Подлещаясь к князю, он так восхваляет его:
Птица бо радуется весне, а младенец матери, так и аз, княжс господине, радуются твоей милости; весна убо украшает цветы землю, а ты, княже господине, оживлявши вся человеки своею милостью, сироты и вдовицы, от вельмож погружаеши. Княже господине! яви мне зрак лица твоего, яко глас твой сладок, и образ твой государев красен, и лицо твое светло и благолепно, и разум Твой государев яко же прекрасный рай многодлодовит.
Мольбы Заточника к князю возвышаются иногда до истинного красноречия:
Но егда веселишися многими брашны, а меня помяни сух хлеб ядуща; или пиеши сладкое питие, а меня помяни, теплу воду пьюща и праха нападша{108} от места заветреня; егда ляжеши на мягких постелях под собольими одеялы, а меня помяни под единым платом лежаща, и зимою умирающа, и каплями дождевыми яко стрелами сердце проницающе.
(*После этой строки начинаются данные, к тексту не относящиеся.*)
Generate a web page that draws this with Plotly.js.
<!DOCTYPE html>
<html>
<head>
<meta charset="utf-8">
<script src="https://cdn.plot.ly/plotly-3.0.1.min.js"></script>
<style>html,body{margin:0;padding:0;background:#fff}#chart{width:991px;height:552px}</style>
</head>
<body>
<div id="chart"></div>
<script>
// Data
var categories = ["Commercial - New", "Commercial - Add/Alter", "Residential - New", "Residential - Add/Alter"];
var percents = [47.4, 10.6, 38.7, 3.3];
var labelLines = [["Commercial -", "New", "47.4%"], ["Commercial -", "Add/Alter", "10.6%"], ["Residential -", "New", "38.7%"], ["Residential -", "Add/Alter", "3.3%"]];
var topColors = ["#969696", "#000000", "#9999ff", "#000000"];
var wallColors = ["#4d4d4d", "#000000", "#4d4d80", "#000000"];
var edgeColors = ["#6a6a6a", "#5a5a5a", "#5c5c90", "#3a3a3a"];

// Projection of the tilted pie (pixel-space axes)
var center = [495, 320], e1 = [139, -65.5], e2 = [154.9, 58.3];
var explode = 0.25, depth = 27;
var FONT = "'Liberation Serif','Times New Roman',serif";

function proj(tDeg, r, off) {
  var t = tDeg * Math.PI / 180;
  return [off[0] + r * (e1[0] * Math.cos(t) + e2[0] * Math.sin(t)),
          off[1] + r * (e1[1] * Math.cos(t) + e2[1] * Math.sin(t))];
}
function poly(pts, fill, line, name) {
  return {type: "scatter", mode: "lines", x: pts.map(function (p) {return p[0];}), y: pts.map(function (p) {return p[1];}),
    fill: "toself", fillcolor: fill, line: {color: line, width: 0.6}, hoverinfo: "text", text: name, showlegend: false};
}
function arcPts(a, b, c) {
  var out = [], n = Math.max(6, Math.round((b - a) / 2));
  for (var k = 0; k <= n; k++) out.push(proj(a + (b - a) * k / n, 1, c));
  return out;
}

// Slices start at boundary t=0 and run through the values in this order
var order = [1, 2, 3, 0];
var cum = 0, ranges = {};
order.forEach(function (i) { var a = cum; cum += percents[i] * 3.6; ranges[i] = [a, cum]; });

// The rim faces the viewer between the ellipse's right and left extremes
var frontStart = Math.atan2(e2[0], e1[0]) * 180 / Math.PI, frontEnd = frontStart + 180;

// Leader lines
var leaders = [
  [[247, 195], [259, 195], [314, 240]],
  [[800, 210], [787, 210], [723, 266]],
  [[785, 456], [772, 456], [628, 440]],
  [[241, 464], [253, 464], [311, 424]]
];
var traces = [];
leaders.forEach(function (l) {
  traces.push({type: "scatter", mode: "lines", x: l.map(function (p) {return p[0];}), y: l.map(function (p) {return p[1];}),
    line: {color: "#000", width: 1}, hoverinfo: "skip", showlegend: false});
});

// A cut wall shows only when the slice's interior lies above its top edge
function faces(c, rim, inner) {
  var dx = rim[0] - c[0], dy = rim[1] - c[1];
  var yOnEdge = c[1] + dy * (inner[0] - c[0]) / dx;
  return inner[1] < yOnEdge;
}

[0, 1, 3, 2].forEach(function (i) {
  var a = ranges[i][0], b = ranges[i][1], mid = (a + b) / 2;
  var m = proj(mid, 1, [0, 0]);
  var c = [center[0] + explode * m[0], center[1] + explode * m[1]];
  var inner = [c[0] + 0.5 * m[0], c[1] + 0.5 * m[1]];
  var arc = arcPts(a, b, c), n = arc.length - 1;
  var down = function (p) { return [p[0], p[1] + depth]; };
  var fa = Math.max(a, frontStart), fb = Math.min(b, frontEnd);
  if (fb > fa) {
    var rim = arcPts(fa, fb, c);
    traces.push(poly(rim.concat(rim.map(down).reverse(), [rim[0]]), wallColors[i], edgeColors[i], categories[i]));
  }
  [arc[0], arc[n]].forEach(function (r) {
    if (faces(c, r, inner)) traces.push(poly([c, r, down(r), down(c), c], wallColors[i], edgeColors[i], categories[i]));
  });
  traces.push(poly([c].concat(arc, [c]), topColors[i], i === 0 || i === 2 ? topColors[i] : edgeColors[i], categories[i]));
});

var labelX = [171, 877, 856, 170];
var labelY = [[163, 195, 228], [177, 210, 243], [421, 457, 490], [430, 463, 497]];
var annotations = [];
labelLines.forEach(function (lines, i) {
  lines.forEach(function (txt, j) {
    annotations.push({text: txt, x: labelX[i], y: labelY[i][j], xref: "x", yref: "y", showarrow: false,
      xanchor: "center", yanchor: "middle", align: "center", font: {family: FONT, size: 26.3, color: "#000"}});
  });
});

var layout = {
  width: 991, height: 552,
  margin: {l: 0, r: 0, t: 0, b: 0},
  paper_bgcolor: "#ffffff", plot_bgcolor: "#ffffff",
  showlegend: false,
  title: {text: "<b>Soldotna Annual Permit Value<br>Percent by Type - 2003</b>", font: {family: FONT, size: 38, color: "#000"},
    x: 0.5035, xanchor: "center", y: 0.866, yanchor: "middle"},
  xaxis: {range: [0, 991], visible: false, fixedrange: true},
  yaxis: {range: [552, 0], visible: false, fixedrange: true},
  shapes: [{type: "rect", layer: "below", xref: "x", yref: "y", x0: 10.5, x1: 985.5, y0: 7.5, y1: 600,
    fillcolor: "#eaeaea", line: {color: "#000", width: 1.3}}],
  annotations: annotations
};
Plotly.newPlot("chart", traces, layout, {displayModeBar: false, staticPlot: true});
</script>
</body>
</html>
Особенно замечательно следующее место в «Слове» Заточника, где он дает князю совет уважать ум больше богатства и говорит о самом себе с каким-то наивным возвышенным сознанием собственного достоинства:
Княже, господине мой! не лиши хлеба нища мудра, ни вознеси до облак богатого безумна, несмысленна: нищ бо мудр, яко злато в калне сосуде, а богат красен несмыслен, то аки паволочитое зголовье, соломы наткано. Господине мой! не зри внешняя моя, но зри внутреняя: аз бо одеянием есть скуден, но разумом обилен; юн возраст имею, а стар смыслом, бых мыслию яко орел паряй по воздуху. Но постави сосуды скудельничьи под поток капля языка моего, да накаплют ти сладчайши меду словеси уст моих.
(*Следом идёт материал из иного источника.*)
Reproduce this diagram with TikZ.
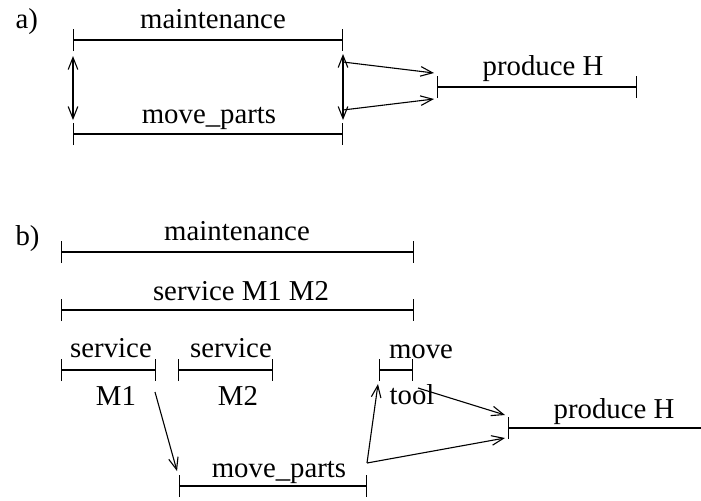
\documentclass[tikz,border=0pt]{standalone}
\usepackage{fontspec}
\setmainfont{Liberation Serif}
\usetikzlibrary{arrows.meta}
\begin{document}
\begin{tikzpicture}[x=0.5pt,y=-0.5pt,
  every path/.style={line width=0.55pt},
  span/.style={{Bar[width=11pt]}-{Bar[width=11pt]}},
  openspan/.style={{Bar[width=11pt]}-},
  txt/.style={font=\fontsize{14.4}{16}\selectfont, inner sep=0pt, anchor=base},
  tag/.style={font=\fontsize{14.4}{16}\selectfont, inner sep=0pt, anchor=base west},
  arr/.style={-{Straight Barb[length=6pt,width=4.8pt]}},
  dbl/.style={{Straight Barb[length=6pt,width=4.8pt]}-{Straight Barb[length=6pt,width=4.8pt]}}]
\path[use as bounding box] (0,0) rectangle (701,500);

% ---------------- part a) ----------------
\node[tag] (ta) at (15,28) {a)};

\coordinate (amL) at (73,40);   \coordinate (amR) at (343,40);
\coordinate (apL) at (73,134);  \coordinate (apR) at (343,134);
\coordinate (ahL) at (437,87);  \coordinate (ahR) at (637,87);
\draw[span] (amL) -- (amR);
\draw[span] (apL) -- (apR);
\draw[span] (ahL) -- (ahR);
\node[txt] (amt) at (213,28) {maintenance};
\node[txt] (apt) at (209,123) {move\_parts};
\node[txt] (aht) at (543,75) {produce H};

% links between the two spans
\coordinate (alT) at (73,56);  \coordinate (alB) at (73,120);
\coordinate (arT) at (343,54); \coordinate (arB) at (343,120);
\draw[dbl] (alT) -- (alB);
\draw[dbl] (arT) -- (arB);
\coordinate (ar1) at (343,62);  \coordinate (ah1) at (434,73);
\coordinate (ar2) at (343,110); \coordinate (ah2) at (434,99);
\draw[arr] (ar1) -- (ah1);
\draw[arr] (ar2) -- (ah2);

% ---------------- part b) ----------------
\node[tag] (tb) at (15,245) {b)};

\coordinate (bmL) at (61,252);  \coordinate (bmR) at (414,252);
\coordinate (bsL) at (61,310);  \coordinate (bsR) at (414,310);
\coordinate (b1L) at (61,370);  \coordinate (b1R) at (156,370);
\coordinate (b2L) at (178,370); \coordinate (b2R) at (273,370);
\coordinate (btL) at (379,370); \coordinate (btR) at (413,370);
\coordinate (bpL) at (179,486); \coordinate (bpR) at (367,486);
\coordinate (bhL) at (508,428); \coordinate (bhR) at (701,428);
\draw[span] (bmL) -- (bmR);
\draw[span] (bsL) -- (bsR);
\draw[span] (b1L) -- (b1R);
\draw[span] (b2L) -- (b2R);
\draw[span] (btL) -- (btR);
\draw[span] (bpL) -- (bpR);
\draw[openspan] (bhL) -- (bhR);

\node[txt] (bmt)  at (237,240) {maintenance};
\node[txt] (bst)  at (241,300) {service M1 M2};
\node[txt] (b1t)  at (111,357) {service};
\node[txt] (b1b)  at (116,405) {M1};
\node[txt] (b2t)  at (231,357) {service};
\node[txt] (b2b)  at (238,405) {M2};
\node[txt] (btt)  at (421,358) {move};
\node[txt] (btb)  at (412,404) {tool};
\node[txt] (bpt)  at (279,477) {move\_parts};
\node[txt] (bht)  at (614,418) {produce H};

% precedence arrows
\coordinate (c1) at (155,392); \coordinate (c2) at (177,471);
\coordinate (c3) at (367,463); \coordinate (c4) at (378,384);
\coordinate (c5) at (505,438);
\coordinate (c6) at (418,388); \coordinate (c7) at (505,415);
\draw[arr] (c1) -- (c2);
\draw[arr] (c3) -- (c4);
\draw[arr] (c3) -- (c5);
\draw[arr] (c6) -- (c7);
\end{tikzpicture}
\end{document}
Описывая, далее, глупцов, Заточник впадает в истинный сарказм:
Не сей бо на браздах жита, ни мудрости на сердце безумных: безумных бо ни орют, ни сеют, ни в житницы собирают, но сами ся рождают. Как во утел мех воду лити, так безумного учити; псом и свиниям не надобно злато и сребро, ни безумному мудрая словеса{109}. Коли пожрет синица орла, коли камение восплывет по воде, коли свиния почнет на белку лаяти, тогда безумный уму научится.
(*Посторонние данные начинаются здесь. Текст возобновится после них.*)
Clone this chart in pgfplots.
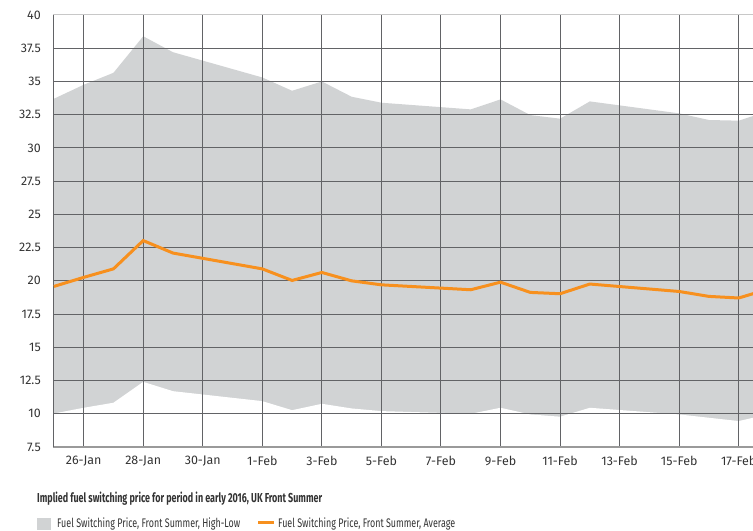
\documentclass[border=0pt]{standalone}
\usepackage{fontspec}
\setmainfont{Fira Sans}
\usepackage{graphicx}
\usepackage{pgfplots}
\pgfplotsset{compat=1.18}
\usepackage{pgfplotstable}

\definecolor{fillc}{HTML}{D1D3D4}
\definecolor{orangec}{HTML}{F7901E}
\definecolor{gridc}{HTML}{626366}
\definecolor{gridlight}{HTML}{C8C8C8}
\definecolor{bottomc}{HTML}{9A9A9A}
\definecolor{textc}{HTML}{333333}

% x = day number (1-Feb = 32)
\pgfplotstableread{
x   hi     avg    lo
25  33.70  19.58  10.02
26  34.75  20.26  10.45
27  35.65  20.90  10.83
28  38.40  23.03  12.40
29  37.20  22.09  11.70
32  35.30  20.90  10.95
33  34.30  20.03  10.27
34  35.00  20.63  10.75
35  33.85  20.00  10.40
36  33.40  19.70  10.20
39  32.90  19.33  10.00
40  33.65  19.90  10.45
41  32.47  19.13   9.95
42  32.20  19.03   9.78
43  33.50  19.76  10.45
46  32.60  19.20   9.95
47  32.10  18.83   9.70
48  32.05  18.71   9.45
49  32.78  19.38   9.97
}\data

\begin{document}
\begin{tikzpicture}
\begin{axis}[
  set layers,
  scale only axis, width=700bp, height=432bp,
  xmin=24.97, xmax=48.48, ymin=7.5, ymax=40,
  ytick={7.5,10,12.5,15,17.5,20,22.5,25,27.5,30,32.5,35,37.5},
  extra y ticks={40},
  extra y tick style={major grid style={draw=gridlight, line width=1bp}},
  xtick={26,28,30,32,34,36,38,40,42,44,46,48},
  xticklabels={26-Jan,28-Jan,30-Jan,1-Feb,3-Feb,5-Feb,7-Feb,9-Feb,11-Feb,13-Feb,15-Feb,17-Feb},
  grid=major,
  major grid style={draw=gridc, line width=1bp},
  major tick length=0pt,
  axis x line*=bottom, axis y line*=left,
  x axis line style={draw=bottomc, line width=1.5bp, -},
  y axis line style={draw=gridc, line width=1bp, -},
  /pgf/number format/assume math mode=true,
  tick label style={font=\fontsize{12.5}{14}\selectfont, text=textc, inner sep=0pt},
  yticklabel style={anchor=east, xshift=-12bp},
  xticklabel style={anchor=north, yshift=-9bp},
  clip=true,
]
\addplot[fill=fillc, draw=none, on layer=axis background] table[x=x, y=hi]{\data} \closedcycle;
\addplot[fill=white, draw=none, on layer=axis background] table[x=x, y=lo]{\data} \closedcycle;
\addplot[draw=orangec, line width=3bp, line join=miter] table[x=x, y=avg]{\data};
\end{axis}
% title
\node[anchor=base west, inner sep=0pt, text=textc] at (-16bp,-55.5bp)
  {\resizebox{285bp}{\height}{\fontsize{13}{15}\selectfont\bfseries Implied fuel switching price for period in early 2016, UK Front Summer}};
% legend
\fill[fillc] (-16.3bp,-83bp) rectangle (-2bp,-71.3bp);
\node[anchor=base west, inner sep=0pt, text=textc] at (4bp,-80.3bp)
  {\resizebox{183bp}{\height}{\fontsize{12.5}{14}\selectfont Fuel Switching Price, Front Summer, High-Low}};
\draw[orangec, line width=3bp] (205.3bp,-75.7bp) -- (221bp,-75.7bp);
\node[anchor=base west, inner sep=0pt, text=textc] at (225bp,-80.3bp)
  {\resizebox{177bp}{\height}{\fontsize{12.5}{14}\selectfont Fuel Switching Price, Front Summer, Average}};
\pgfresetboundingbox
\path[use as bounding box] (-53bp,-84bp) rectangle (700bp,447bp);
\end{tikzpicture}
\end{document}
Заметно, что Даниил Заточник пострадал от злых наветов со стороны бояр и жены князя; по крайней мере ничем иным нельзя объяснить следующей грозной филиппики против дурных советников и дурных жен:
Княже, мой господине! не море топит корабли, но ветри; а не огонь творит разжжение железу, но надымание мешное: тако же и князь не сам впадает во многие в вещи худые{110}, но думцы вводят. С добрым бо думцею князь высока стола додумается, а с лихим думцею думает, и малого стола лишен будет. Глаголет бо в мирских притчах: не скот в скотех коза, и не зверь во зверех еж, не рыба в рыбах рак, не птица во птицах нетопырь, а не муж в мужех, кем своя жена владеет; не жена в женах, иже от своего мужа…; не работа в работах под жонками воз возити. Дивее дива, кто поймает жену злообразну, прибытка ради….{111} лепше вол ввести в дом свой, нежели злая жена поняти: вол бо не молвит, ни зла мыслит; а злая жена биема бесится, а кротима высится, в богачестве гордится, а в убожестве иных осуждает. Что есть жена зла? гостиница неусыпаемая, купница бесовская. Что есть жена зла? мирскы мятежь, ослепление уму, началница всякой злобе, во церкви бесовская мытница, поборница греху, засада спасению.